▸ **Problem requirements**
Faithfully return all lines, omitting every embedded picture.

▸ **Data extract**
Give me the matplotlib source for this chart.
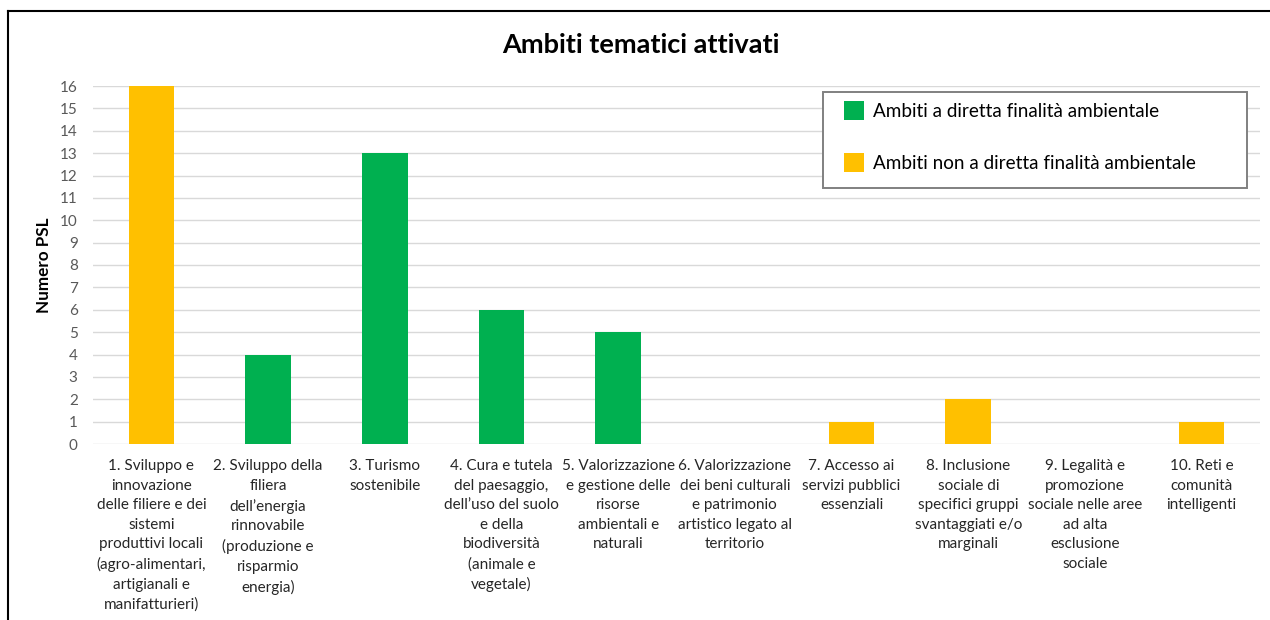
import numpy as np
import matplotlib
matplotlib.use('Agg')
import matplotlib.pyplot as plt
from matplotlib.patches import Patch, Rectangle
from matplotlib.lines import Line2D

plt.rcParams['font.family'] = ['Lato', 'DejaVu Sans']

# dati
categorie = [
    "1. Sviluppo e\ninnovazione\ndelle filiere e dei\nsistemi\nproduttivi locali\n(agro-alimentari,\nartigianali e\nmanifatturieri)",
    "2. Sviluppo della\nfiliera\ndell\u2019energia\nrinnovabile\n(produzione e\nrisparmio\nenergia)",
    "3. Turismo\nsostenibile",
    "4. Cura e tutela\ndel paesaggio,\ndell\u2019uso del suolo\ne della\nbiodiversit\u00e0\n(animale e\nvegetale)",
    "5. Valorizzazione\ne gestione delle\nrisorse\nambientali e\nnaturali",
    "6. Valorizzazione\ndei beni culturali\ne patrimonio\nartistico legato al\nterritorio",
    "7. Accesso ai\nservizi pubblici\nessenziali",
    "8. Inclusione\nsociale di\nspecifici gruppi\nsvantaggiati e/o\nmarginali",
    "9. Legalit\u00e0 e\npromozione\nsociale nelle aree\nad alta\nesclusione\nsociale",
    "10. Reti e\ncomunit\u00e0\nintelligenti",
]
valori = [16, 4, 13, 6, 5, 0, 1, 2, 0, 1]
ambientale = [False, True, True, True, True, False, False, False, False, False]
etichette_legenda = ["Ambiti a diretta finalit\u00e0 ambientale",
                     "Ambiti non a diretta finalit\u00e0 ambientale"]
VERDE = '#00B050'
GIALLO = '#FFC000'

W, H = 1270, 620
fig = plt.figure(figsize=(12.7, 6.2), dpi=100)
ax = fig.add_axes([93 / W, 1 - 444 / H, 1167 / W, 358 / H])

x = np.arange(len(valori))
colori = [VERDE if a else GIALLO for a in ambientale]
ax.bar(x, valori, width=0.39, color=colori, zorder=3)

ax.set_xlim(-0.5, len(valori) - 0.5)
ax.set_ylim(0, 16)
ax.set_yticks(range(0, 17))
ax.yaxis.grid(True, color='#D9D9D9', linewidth=1.0, zorder=0)
ax.tick_params(axis='y', length=0, labelsize=11, labelcolor='#595959', pad=11)
ax.set_xticks(x)
ax.set_xticklabels(categorie, fontsize=11, color='#262626', linespacing=1.5)
ax.tick_params(axis='x', length=0, pad=11)
for s in ax.spines.values():
    s.set_visible(False)

ax.set_ylabel('Numero PSL', fontsize=12.3, fontweight='bold', labelpad=6)

fig.text(641 / W, 1 - 45 / H, 'Ambiti tematici attivati', ha='center', va='center',
         fontsize=19.5, fontweight='bold')

# legenda
fig.add_artist(Rectangle((823 / W, 1 - 188 / H), 424 / W, 96 / H, transform=fig.transFigure,
                         facecolor='white', edgecolor='#808080', linewidth=1.4, zorder=5))
maniglie = [Patch(facecolor=VERDE), Patch(facecolor=GIALLO)]
leg = fig.legend(maniglie, etichette_legenda, loc='upper left',
                 bbox_to_anchor=(844 / W, 1 - 101 / H), fontsize=13.6,
                 frameon=False, labelspacing=1.75,
                 handlelength=1.05, handleheight=1.15, handletextpad=0.5,
                 borderpad=0, borderaxespad=0)
leg.set_zorder(6)

# cornice
fig.add_artist(Line2D([7.5 / W, 7.5 / W], [0, 1 - 11 / H], color='black', linewidth=1.5))
fig.add_artist(Line2D([7.5 / W, 1], [1 - 11 / H, 1 - 11 / H], color='black', linewidth=1.5))

fig.savefig('out.png', dpi=100)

▸ **Answer to this task**
Give me the matplotlib source for this chart.
import numpy as np
import matplotlib
matplotlib.use('Agg')
import matplotlib.pyplot as plt
from matplotlib.patches import Patch, Rectangle
from matplotlib.lines import Line2D

plt.rcParams['font.family'] = ['Lato', 'DejaVu Sans']

# dati
categorie = [
    "1. Sviluppo e\ninnovazione\ndelle filiere e dei\nsistemi\nproduttivi locali\n(agro-alimentari,\nartigianali e\nmanifatturieri)",
    "2. Sviluppo della\nfiliera\ndell\u2019energia\nrinnovabile\n(produzione e\nrisparmio\nenergia)",
    "3. Turismo\nsostenibile",
    "4. Cura e tutela\ndel paesaggio,\ndell\u2019uso del suolo\ne della\nbiodiversit\u00e0\n(animale e\nvegetale)",
    "5. Valorizzazione\ne gestione delle\nrisorse\nambientali e\nnaturali",
    "6. Valorizzazione\ndei beni culturali\ne patrimonio\nartistico legato al\nterritorio",
    "7. Accesso ai\nservizi pubblici\nessenziali",
    "8. Inclusione\nsociale di\nspecifici gruppi\nsvantaggiati e/o\nmarginali",
    "9. Legalit\u00e0 e\npromozione\nsociale nelle aree\nad alta\nesclusione\nsociale",
    "10. Reti e\ncomunit\u00e0\nintelligenti",
]
valori = [16, 4, 13, 6, 5, 0, 1, 2, 0, 1]
ambientale = [False, True, True, True, True, False, False, False, False, False]
etichette_legenda = ["Ambiti a diretta finalit\u00e0 ambientale",
                     "Ambiti non a diretta finalit\u00e0 ambientale"]
VERDE = '#00B050'
GIALLO = '#FFC000'

W, H = 1270, 620
fig = plt.figure(figsize=(12.7, 6.2), dpi=100)
ax = fig.add_axes([93 / W, 1 - 444 / H, 1167 / W, 358 / H])

x = np.arange(len(valori))
colori = [VERDE if a else GIALLO for a in ambientale]
ax.bar(x, valori, width=0.39, color=colori, zorder=3)

ax.set_xlim(-0.5, len(valori) - 0.5)
ax.set_ylim(0, 16)
ax.set_yticks(range(0, 17))
ax.yaxis.grid(True, color='#D9D9D9', linewidth=1.0, zorder=0)
ax.tick_params(axis='y', length=0, labelsize=11, labelcolor='#595959', pad=11)
ax.set_xticks(x)
ax.set_xticklabels(categorie, fontsize=11, color='#262626', linespacing=1.5)
ax.tick_params(axis='x', length=0, pad=11)
for s in ax.spines.values():
    s.set_visible(False)

ax.set_ylabel('Numero PSL', fontsize=12.3, fontweight='bold', labelpad=6)

fig.text(641 / W, 1 - 45 / H, 'Ambiti tematici attivati', ha='center', va='center',
         fontsize=19.5, fontweight='bold')

# legenda
fig.add_artist(Rectangle((823 / W, 1 - 188 / H), 424 / W, 96 / H, transform=fig.transFigure,
                         facecolor='white', edgecolor='#808080', linewidth=1.4, zorder=5))
maniglie = [Patch(facecolor=VERDE), Patch(facecolor=GIALLO)]
leg = fig.legend(maniglie, etichette_legenda, loc='upper left',
                 bbox_to_anchor=(844 / W, 1 - 101 / H), fontsize=13.6,
                 frameon=False, labelspacing=1.75,
                 handlelength=1.05, handleheight=1.15, handletextpad=0.5,
                 borderpad=0, borderaxespad=0)
leg.set_zorder(6)

# cornice
fig.add_artist(Line2D([7.5 / W, 7.5 / W], [0, 1 - 11 / H], color='black', linewidth=1.5))
fig.add_artist(Line2D([7.5 / W, 1], [1 - 11 / H, 1 - 11 / H], color='black', linewidth=1.5))

fig.savefig('out.png', dpi=100)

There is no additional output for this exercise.